Task to complete → Set all the material down again unchanged, without the pictures.

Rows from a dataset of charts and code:
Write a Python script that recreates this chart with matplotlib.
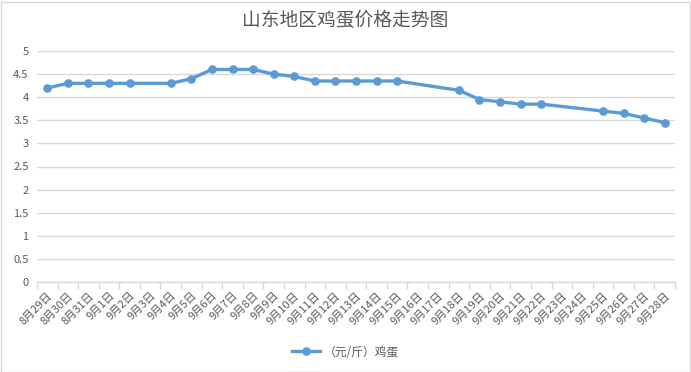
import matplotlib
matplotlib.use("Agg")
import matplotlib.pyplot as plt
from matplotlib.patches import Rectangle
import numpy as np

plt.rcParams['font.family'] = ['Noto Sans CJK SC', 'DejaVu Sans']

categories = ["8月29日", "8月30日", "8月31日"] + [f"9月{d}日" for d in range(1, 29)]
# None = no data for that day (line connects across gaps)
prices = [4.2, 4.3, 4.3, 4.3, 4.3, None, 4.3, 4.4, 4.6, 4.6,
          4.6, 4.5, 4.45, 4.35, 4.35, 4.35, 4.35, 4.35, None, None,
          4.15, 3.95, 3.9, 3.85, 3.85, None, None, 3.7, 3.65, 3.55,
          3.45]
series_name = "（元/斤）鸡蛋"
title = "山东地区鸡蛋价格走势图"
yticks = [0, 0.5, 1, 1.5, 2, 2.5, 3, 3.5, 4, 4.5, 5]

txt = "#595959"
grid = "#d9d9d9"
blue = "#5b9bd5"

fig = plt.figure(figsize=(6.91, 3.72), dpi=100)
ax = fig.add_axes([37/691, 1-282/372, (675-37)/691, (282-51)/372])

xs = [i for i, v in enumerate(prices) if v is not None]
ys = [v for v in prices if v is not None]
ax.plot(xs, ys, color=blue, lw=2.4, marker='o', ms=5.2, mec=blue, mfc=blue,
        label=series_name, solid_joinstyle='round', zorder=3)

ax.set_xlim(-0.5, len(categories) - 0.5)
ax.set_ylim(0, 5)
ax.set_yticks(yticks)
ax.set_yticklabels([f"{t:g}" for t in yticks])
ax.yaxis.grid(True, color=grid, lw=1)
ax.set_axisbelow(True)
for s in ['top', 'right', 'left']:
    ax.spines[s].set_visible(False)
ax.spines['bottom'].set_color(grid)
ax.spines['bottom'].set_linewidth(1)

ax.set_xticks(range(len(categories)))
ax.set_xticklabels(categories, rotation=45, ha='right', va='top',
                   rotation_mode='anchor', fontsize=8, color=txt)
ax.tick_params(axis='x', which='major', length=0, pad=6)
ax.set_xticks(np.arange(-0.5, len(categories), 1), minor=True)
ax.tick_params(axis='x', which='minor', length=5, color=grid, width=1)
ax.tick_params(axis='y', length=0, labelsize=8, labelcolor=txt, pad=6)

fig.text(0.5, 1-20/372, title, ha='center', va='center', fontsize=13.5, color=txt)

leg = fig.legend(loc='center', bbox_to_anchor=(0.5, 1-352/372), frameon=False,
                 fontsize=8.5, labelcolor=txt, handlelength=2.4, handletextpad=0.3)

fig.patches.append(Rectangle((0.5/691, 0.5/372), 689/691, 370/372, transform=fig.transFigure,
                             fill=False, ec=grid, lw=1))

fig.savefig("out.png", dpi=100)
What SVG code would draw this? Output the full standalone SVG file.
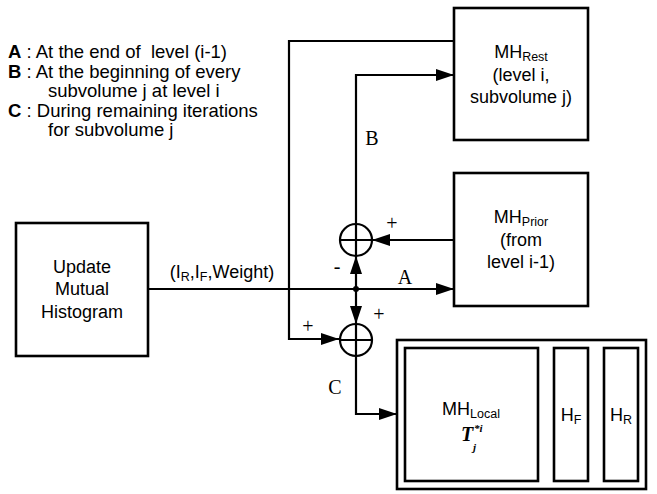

Result for this task →
Write a Python script that recreates this chart with matplotlib.
import matplotlib
matplotlib.use("Agg")
import matplotlib.pyplot as plt
from matplotlib.patches import Rectangle
import numpy as np

plt.rcParams['font.family'] = ['Noto Sans CJK SC', 'DejaVu Sans']

categories = ["8月29日", "8月30日", "8月31日"] + [f"9月{d}日" for d in range(1, 29)]
# None = no data for that day (line connects across gaps)
prices = [4.2, 4.3, 4.3, 4.3, 4.3, None, 4.3, 4.4, 4.6, 4.6,
          4.6, 4.5, 4.45, 4.35, 4.35, 4.35, 4.35, 4.35, None, None,
          4.15, 3.95, 3.9, 3.85, 3.85, None, None, 3.7, 3.65, 3.55,
          3.45]
series_name = "（元/斤）鸡蛋"
title = "山东地区鸡蛋价格走势图"
yticks = [0, 0.5, 1, 1.5, 2, 2.5, 3, 3.5, 4, 4.5, 5]

txt = "#595959"
grid = "#d9d9d9"
blue = "#5b9bd5"

fig = plt.figure(figsize=(6.91, 3.72), dpi=100)
ax = fig.add_axes([37/691, 1-282/372, (675-37)/691, (282-51)/372])

xs = [i for i, v in enumerate(prices) if v is not None]
ys = [v for v in prices if v is not None]
ax.plot(xs, ys, color=blue, lw=2.4, marker='o', ms=5.2, mec=blue, mfc=blue,
        label=series_name, solid_joinstyle='round', zorder=3)

ax.set_xlim(-0.5, len(categories) - 0.5)
ax.set_ylim(0, 5)
ax.set_yticks(yticks)
ax.set_yticklabels([f"{t:g}" for t in yticks])
ax.yaxis.grid(True, color=grid, lw=1)
ax.set_axisbelow(True)
for s in ['top', 'right', 'left']:
    ax.spines[s].set_visible(False)
ax.spines['bottom'].set_color(grid)
ax.spines['bottom'].set_linewidth(1)

ax.set_xticks(range(len(categories)))
ax.set_xticklabels(categories, rotation=45, ha='right', va='top',
                   rotation_mode='anchor', fontsize=8, color=txt)
ax.tick_params(axis='x', which='major', length=0, pad=6)
ax.set_xticks(np.arange(-0.5, len(categories), 1), minor=True)
ax.tick_params(axis='x', which='minor', length=5, color=grid, width=1)
ax.tick_params(axis='y', length=0, labelsize=8, labelcolor=txt, pad=6)

fig.text(0.5, 1-20/372, title, ha='center', va='center', fontsize=13.5, color=txt)

leg = fig.legend(loc='center', bbox_to_anchor=(0.5, 1-352/372), frameon=False,
                 fontsize=8.5, labelcolor=txt, handlelength=2.4, handletextpad=0.3)

fig.patches.append(Rectangle((0.5/691, 0.5/372), 689/691, 370/372, transform=fig.transFigure,
                             fill=False, ec=grid, lw=1))

fig.savefig("out.png", dpi=100)
What SVG code would draw this? Output the full standalone SVG file.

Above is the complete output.